“Secret Garden”, The Second Quilt For Linda

Secret Garden

“What is your name?” I asked the quilt I made for Linda, as I tied the knots on the back of it.

But the silence was too much so I pulled up Selected Shorts on my iPhone and listened to two stories by Willa Cather.  The second story “A Wagner Matinee” was about a man whose Aunt comes to visit him after leaving Boston where she was a musician, to homestead with her husband in the midwest.

She is very old when she comes back to Boston to visit her nephew and he brings her to a Wagner concert, where she gets to hear music, other than a church chorus, for the first time since she was young.

“Soon after the tenor began the “Prize Song,” I heard a quick drawn breath and turned to my aunt. Her eyes were closed, but the tears were glistening on her cheeks, and I think, in a moment more, they were in my eyes as well. It never really died, then– the soul that can suffer so excruciatingly and so interminably; it withers to the outward eye only; like that strange moss which can lie on a dusty shelf half a century and yet, if placed in water, grows green again.”  From “A Wagner Matinee” by Willa Cather

Me tacking Secret Garden

I thought of my own life when I heard this passage about how the withering soul can be replenished by the nourishing  sustenance.  How my own soul hadn’t died, from neglect, it just became very small until I found Jon and he helped open me up to my creative self.

He was the water to my half century dusty moss.

The name for the quilt didn’t come till I hung it on the line to take a picture.  Outside in the back yard, I could get much more distance (literally) from the quilt than in my studio. And when I stood back and looked, really saw the quilt, the name popped into my head.

Secret Garden.

In the quilt I see a formal walled garden. A secret garden,like in the book by Frances Hodgson Burnett. But also the garden inside of ourselves that needs to be nourished.  The part that for some of us is so precious, we keep it hidden out of fear that if we let the world see it, it might be destroyed.

The garden in my quilt is formal and walled, but it also ripples out.  “A series of doors within doors hovering in an in-between space, beckoning to come and explore” as Lori wrote in a message to me.

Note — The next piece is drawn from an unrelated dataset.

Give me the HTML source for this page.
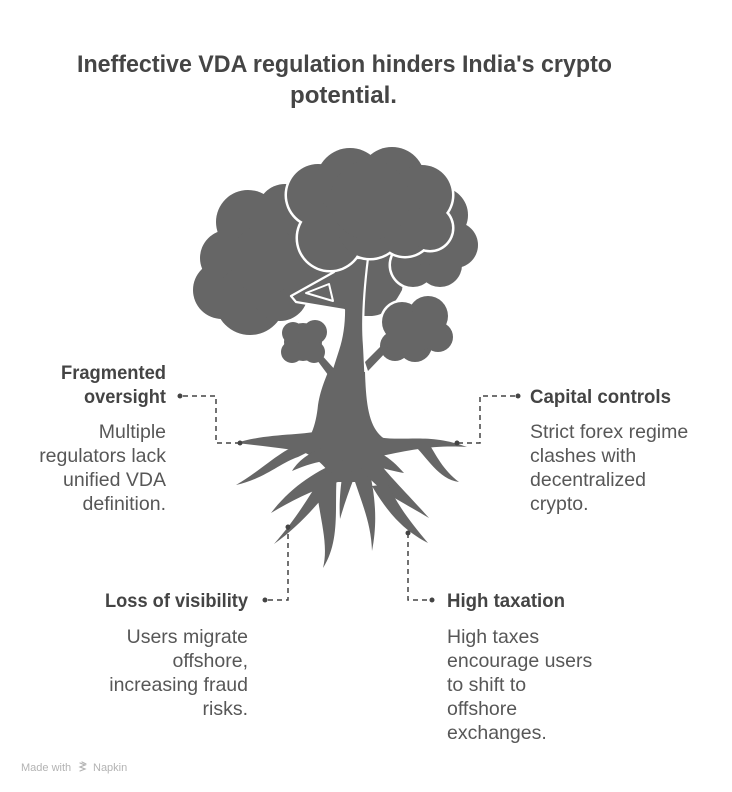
<!DOCTYPE html>
<html>
<head>
<meta charset="utf-8">
<style>
html,body{margin:0;padding:0;background:#fff;width:732px;height:792px;overflow:hidden}
svg{display:block}
</style>
</head>
<body>
<svg width="732" height="792" viewBox="0 0 732 792" xmlns="http://www.w3.org/2000/svg" font-family="'Liberation Sans', Arial, sans-serif">
  <rect width="732" height="792" fill="#fff"/>

  <!-- Title -->
  <text x="77" y="72" font-size="24" font-weight="bold" fill="#454545" textLength="535" lengthAdjust="spacingAndGlyphs">Ineffective VDA regulation hinders India's crypto</text>
  <text x="290" y="103" font-size="24" font-weight="bold" fill="#454545" textLength="107" lengthAdjust="spacingAndGlyphs">potential.</text>

  <!-- ===== TREE ===== -->
  <!-- Left canopy -->
  <g fill="#666">
    <circle cx="248" cy="222" r="32"/>
    <circle cx="285" cy="212" r="28"/>
    <circle cx="228" cy="258" r="28"/>
    <circle cx="222" cy="290" r="29"/>
    <circle cx="250" cy="300" r="35"/>
    <circle cx="280" cy="293" r="28"/>
    <circle cx="300" cy="250" r="35"/>
    <circle cx="265" cy="260" r="35"/>
    <path d="M285 235 L348 235 L348 307 L296 301 L290 296 Z"/>
  </g>
  <!-- back region behind trunk -->
  <path d="M340 245 L408 245 L402 290 C394 305 386 315 372 316 L350 316 Z" fill="#666"/>

  <!-- Trunk with branches (upper, outlined) -->
  <path d="M314 425 C322 400 330 375 338 350 C343 335 344 320 344 310 L296 302 L291 296 L334 272 L345 258 L368 258 C364 290 362 320 364 345 C366 380 366 405 370 425 Z"
        fill="#666" stroke="#fff" stroke-width="2.2" stroke-linejoin="round"/>
  <path d="M306 293 L329 284 L333 301 Z" fill="#666" stroke="#fff" stroke-width="2" stroke-linejoin="round"/>

  <!-- Right canopy (outlined) -->
  <g fill="#fff">
    <circle cx="440" cy="215" r="30.5"/>
    <circle cx="455" cy="245" r="25.5"/>
    <circle cx="440" cy="265" r="24.5"/>
    <circle cx="413" cy="265" r="24.5"/>
    <circle cx="425" cy="240" r="27.5"/>
  </g>
  <g fill="#666">
    <circle cx="440" cy="215" r="28"/>
    <circle cx="455" cy="245" r="23"/>
    <circle cx="440" cy="265" r="22"/>
    <circle cx="413" cy="265" r="22"/>
    <circle cx="425" cy="240" r="25"/>
  </g>

  <!-- Center canopy (outlined) -->
  <g fill="#fff">
    <circle cx="318" cy="195" r="33.5"/>
    <circle cx="350" cy="182" r="36.5"/>
    <circle cx="392" cy="180" r="35.5"/>
    <circle cx="422" cy="195" r="32.5"/>
    <circle cx="330" cy="238" r="34.5"/>
    <circle cx="370" cy="225" r="35.5"/>
    <circle cx="405" cy="228" r="30.5"/>
    <circle cx="430" cy="228" r="24.5"/>
    <circle cx="370" cy="200" r="42.5"/>
  </g>
  <g fill="#666">
    <circle cx="318" cy="195" r="31"/>
    <circle cx="350" cy="182" r="34"/>
    <circle cx="392" cy="180" r="33"/>
    <circle cx="422" cy="195" r="30"/>
    <circle cx="330" cy="238" r="32"/>
    <circle cx="370" cy="225" r="33"/>
    <circle cx="405" cy="228" r="28"/>
    <circle cx="430" cy="228" r="22"/>
    <circle cx="370" cy="200" r="40"/>
  </g>

  <!-- Bushes (outlined) -->
  <g fill="#fff">
    <circle cx="402" cy="322" r="22.5"/>
    <circle cx="428" cy="316" r="22.5"/>
    <circle cx="438" cy="337" r="17.5"/>
    <circle cx="415" cy="345" r="19.5"/>
    <circle cx="395" cy="346" r="17.5"/>
    <circle cx="420" cy="330" r="22.5"/>
  </g>
  <g fill="#666">
    <circle cx="402" cy="322" r="20"/>
    <circle cx="428" cy="316" r="20"/>
    <circle cx="438" cy="337" r="15"/>
    <circle cx="415" cy="345" r="17"/>
    <circle cx="395" cy="346" r="15"/>
    <circle cx="420" cy="330" r="20"/>
    <circle cx="303" cy="342" r="19"/>
    <circle cx="293" cy="333" r="11"/>
    <circle cx="315" cy="332" r="12"/>
    <circle cx="292" cy="352" r="11"/>
    <circle cx="314" cy="352" r="11"/>
  </g>
  <!-- bush branches -->
  <path d="M314 356 L319 352 L337 372 L334 383 Z" fill="#666"/>
  <path d="M384 343 L389 349 L368 371 L365 362 Z" fill="#666"/>

  <!-- Lower trunk + flare + roots -->
  <g fill="#666">
    <path d="M328 372 L365 372 C366 405 369 426 382 437 C388 442 395 445 400 447 C380 452 366 462 358 482 L334 482 C328 468 316 456 298 450 C310 442 316 426 318 405 C320 392 324 382 328 372 Z"/>
    <!-- left horizontal -->
    <path d="M324 430 C300 436 268 433 236 443 C264 446 296 450 326 455 Z"/>
    <!-- down-left from left root -->
    <path d="M306 443 C284 446 268 466 236 485 C264 479 280 463 298 457 L308 452 Z"/>
    <!-- short root -->
    <path d="M326 446 C312 452 300 458 292 471 C306 465 316 462 330 460 Z"/>
    <!-- big left root -->
    <path d="M344 460 C316 470 290 488 271 513 C294 499 318 488 344 480 Z"/>
    <path d="M322 476 C307 500 295 520 274 544 C298 527 315 507 331 488 Z"/>
    <!-- down to 567 -->
    <path d="M316 474 C316 510 330 540 323 568 C341 540 334 505 337 472 Z"/>
    <!-- center thin -->
    <path d="M343 470 C340 490 339 505 340 519 C345 502 350 488 356 473 Z"/>
    <!-- center-right -->
    <path d="M350 466 C360 500 371 520 372 551 C378 520 375 494 368 464 Z"/>
    <!-- right short -->
    <path d="M370 448 C388 456 394 462 404 473 C392 471 384 468 369 465 Z"/>
    <!-- right roots -->
    <path d="M358 463 C374 490 396 498 429 518 C404 490 390 477 377 460 Z"/>
    <path d="M372 486 C389 515 405 531 428 543 C412 524 397 505 388 484 Z"/>
    <!-- right horizontal -->
    <path d="M362 433 C398 446 422 430 467 447 C432 445 410 450 372 458 Z"/>
    <!-- right down -->
    <path d="M412 443 C428 458 438 479 459 482 C443 470 436 455 428 442 Z"/>
  </g>

  <!-- ===== CONNECTORS ===== -->
  <g fill="none" stroke="#444" stroke-width="1.5" stroke-dasharray="5 4">
    <path d="M183 396 L216 396 L216 443 L240 443"/>
    <path d="M515 396 L480 396 L480 443 L457 443"/>
    <path d="M268 600 L288 600 L288 527"/>
    <path d="M408 533 L408 600 L429 600"/>
  </g>
  <g fill="#444">
    <circle cx="180" cy="396" r="2.5"/>
    <circle cx="240" cy="443" r="2.5"/>
    <circle cx="518" cy="396" r="2.5"/>
    <circle cx="457" cy="443" r="2.5"/>
    <circle cx="265" cy="600" r="2.5"/>
    <circle cx="288" cy="527" r="2.5"/>
    <circle cx="408" cy="533" r="2.5"/>
    <circle cx="432" cy="600" r="2.5"/>
  </g>

  <!-- ===== LABELS ===== -->
  <g font-weight="bold" font-size="19" fill="#444">
    <text x="166" y="379" text-anchor="end" textLength="105" lengthAdjust="spacingAndGlyphs">Fragmented</text>
    <text x="166" y="403" text-anchor="end" textLength="82" lengthAdjust="spacingAndGlyphs">oversight</text>
    <text x="530" y="403" textLength="141" lengthAdjust="spacingAndGlyphs">Capital controls</text>
    <text x="248" y="607" text-anchor="end" textLength="143" lengthAdjust="spacingAndGlyphs">Loss of visibility</text>
    <text x="447" y="607" textLength="118" lengthAdjust="spacingAndGlyphs">High taxation</text>
  </g>
  <g font-size="19.5" fill="#575757">
    <text x="166" y="438" text-anchor="end">Multiple</text>
    <text x="166" y="462" text-anchor="end">regulators lack</text>
    <text x="166" y="486" text-anchor="end">unified VDA</text>
    <text x="166" y="510" text-anchor="end">definition.</text>

    <text x="530" y="438">Strict forex regime</text>
    <text x="530" y="462">clashes with</text>
    <text x="530" y="486">decentralized</text>
    <text x="530" y="510">crypto.</text>

    <text x="248" y="643" text-anchor="end">Users migrate</text>
    <text x="248" y="667" text-anchor="end">offshore,</text>
    <text x="248" y="691" text-anchor="end">increasing fraud</text>
    <text x="248" y="715" text-anchor="end">risks.</text>

    <text x="447" y="643">High taxes</text>
    <text x="447" y="667">encourage users</text>
    <text x="447" y="691">to shift to</text>
    <text x="447" y="715">offshore</text>
    <text x="447" y="739">exchanges.</text>
  </g>

  <!-- Footer -->
  <text x="21" y="771" font-size="11" fill="#b3b3b3">Made with</text>
  <g stroke="#b3b3b3" stroke-width="1.2" fill="none" stroke-linecap="round">
    <path d="M80 763 L85 765 L80 767 L85 769 L80 771"/>
    <path d="M82 762 L86 764"/>
  </g>
  <text x="93" y="771" font-size="11" fill="#b3b3b3">Napkin</text>
</svg>
</body>
</html>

It took me years to learn that my soul might survive if I kept it  hidden, but it couldn’t thrive.

The brown flowered fabric that I sewed around the edge of the quilt finished it off perfectly.
The back of Secret Garden

6 thoughts on ““Secret Garden”, The Second Quilt For Linda

  1. Maria – another beautiful quilt – the fabric & colors so soft & earthy. This one says “snuggle in with soft wool socks & a good book on a gray winter day” to me. And, such wisdom & hope in your soul story…….thank you.

    1. Thank you Pauline. It gave me so much trouble in the beginning, but it seemed to have turned out well enough and is touching many people. Reminds me to trust myself and the process.

  2. Beautiful…another piece of your art that takes my breathe away…leaves me suspended in spaciousness…unafraid, not knowing, open-hearted…to my secret garden…
    …with love and light…joy and wonder to you for the holidays, from my heart

    1. Thank you Carol, I love that you have gotten so much from this quilt. It one of the things about having a blog that is so satisfying. You can get something from a piece of my art, without having to own it.